IN LOVE WITH EVERYDAY LIFE IN THE PAST Part 2
This week, we turn to Julie Watkins, who wrote this a while ago at my behest when I heard her talking about it to MoPs at an event. This is reprinted from New Member Times 28:
When I got into the NWTA, they were talking about the culture and the influences, and I had encountered very little of this in the SCA. In the NWTA, the default was the ordinary everyday person. That was more comfortable for me and strongly influenced my appreciation of living history. Quite frankly, everyday life and its aspects fascinated me. For example, I learned about the dance-master, someone very important in elite households: he was not teaching you how to dance; he was teaching you how to behave. How someone comported himself indicated what class he is a member of. Someone in those days who came to a new city and tried to pass himself off—for whatever reason—as a member of the nobility had to move like a noble. That had never come up in the SCA, and I realized that this might have been a reason the upper-class medieval costuming made me feel a little weird. I was slouching and behaving in a common-folk way not moving in a graceful noble manner, not holding myself upright at attention because my dress indicated that I was better than most of the rest of the people. Things began to fall into place.

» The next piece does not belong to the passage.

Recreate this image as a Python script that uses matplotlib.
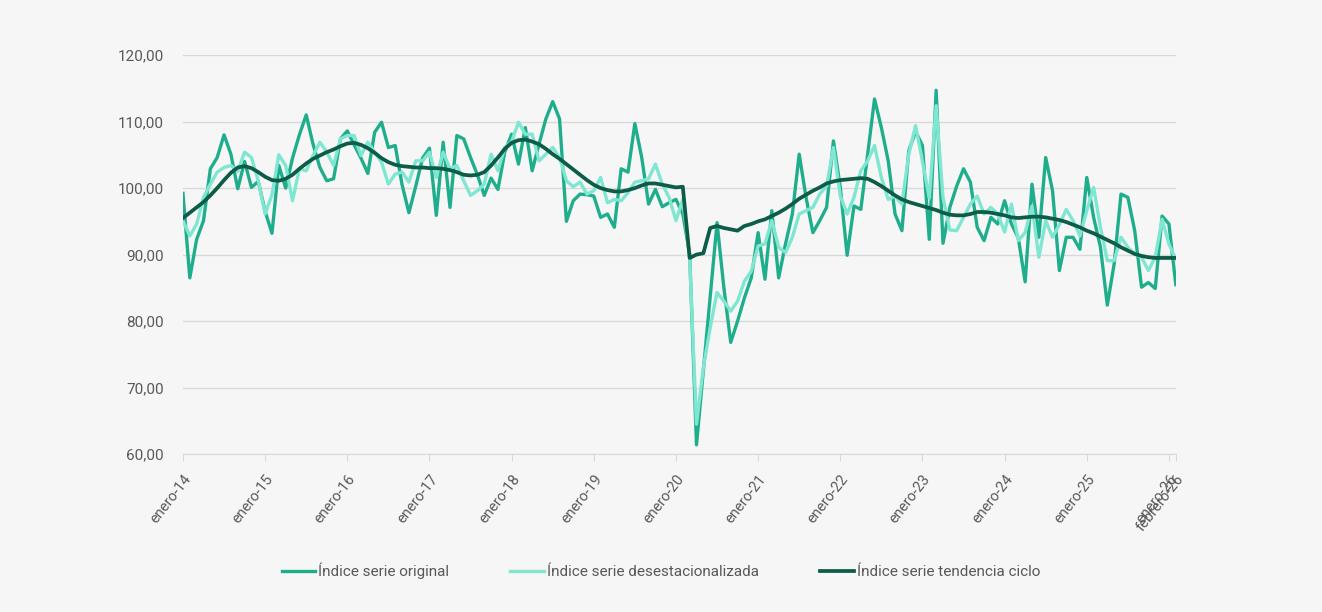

Because being a member of the medieval upper class means that you had to move and act like a member of the upper class of the Middle Ages and not like someone from the twentieth-century wearing a fancy costume. Until you point this out, this point escapes many in the modern world, but it is less encountered in most places because too many people are trying to go egalitarian or, in many cases, frugal, which means cheap in too many cases. The wearer is trying to make an adequate attempt as cheaply as possible, without realizing, as Beth Gilgun points out, the proof is in te details, and no one is paying much attention to any details at all!
In modern life, I’m kind of a slob who always wants to be relaxed. I realized that I never wanted to project the image that I knew better, that I was superior, that I was in charge. I don’t want to be in charge in modern life, and I certainly did not want to be in charge in reenacted culture. I wanted—and still want—to relax and to have fun. So if I was in an upper-class costume, I was going to look like a poser because I was not going to be standing right or moving right or acting right! I get frazzled too easily and want to be comfortable doing what I love to do.
I realized that it did not make me feel special to wear a nice dress, or to use a special title or to wear a fancy coronet. In fact, whenever I had been in front of a large number of people, I got stage fright! It just wasn’t important to me, and I had much more fun talking one on one on the ropeline. I found that I preferred talking about everyday life instead of about how I longed to live in a more “romantic” time. In fact, I get the feeling that I wouldn’t have liked to live back then!
I never plunged into the arts practiced in the NWTA. Instead, I got into the costumes. I had to make accurate clothing for both my husband and myself. With an understanding of what needed to be done in creating an accurate costume, I approached it on a different level than I had approached the clothing in the SCA. As I look back, I think I was somehow gratified that I was re-creating middle-class dress. Subconsciously, I was getting closer to what the clothing would have really been like.
It would be unfair to claim that there were no politics in the NWTA, just that it was totally different than the politics encountered in the SCA. NWTA politics seemed to center on whose interpretation of history culture was correct. They were having what seemed to me to be silly arguments about how a reenactor should one thing and not the other. The NWTA was, at that time, portrayed exclusively in its by-laws as a military reenactment group, even though there were civilian members and the by-laws were later amended to specifically include them. I thought, “Well, you can’t treat civilian clothing the same way that you treat military uniforms. Variations that would be unthinkable among members of a military unit would be expected in the civilian portrayal.” When it became apparent that the authorities had no idea what life was like for vendors and were trying to lecture them on what they had to produce—and keep in mind that my husband was then commander of the NWTA’s sutler unit—I began to write down what was required for a civilian portrayal.
Actually, I started with a bare-bones outline, and I asked a dozen people who had strong opinions to review it, to correct it and to augment it. I listened to what they had to say, and when I had incorporated and made a sense of all the changes, I sent it out again. This kept on until there was a certain amount of agreement, I was very happy that I was able to take so many responses and to come up with a broad overview that is apparently still useful!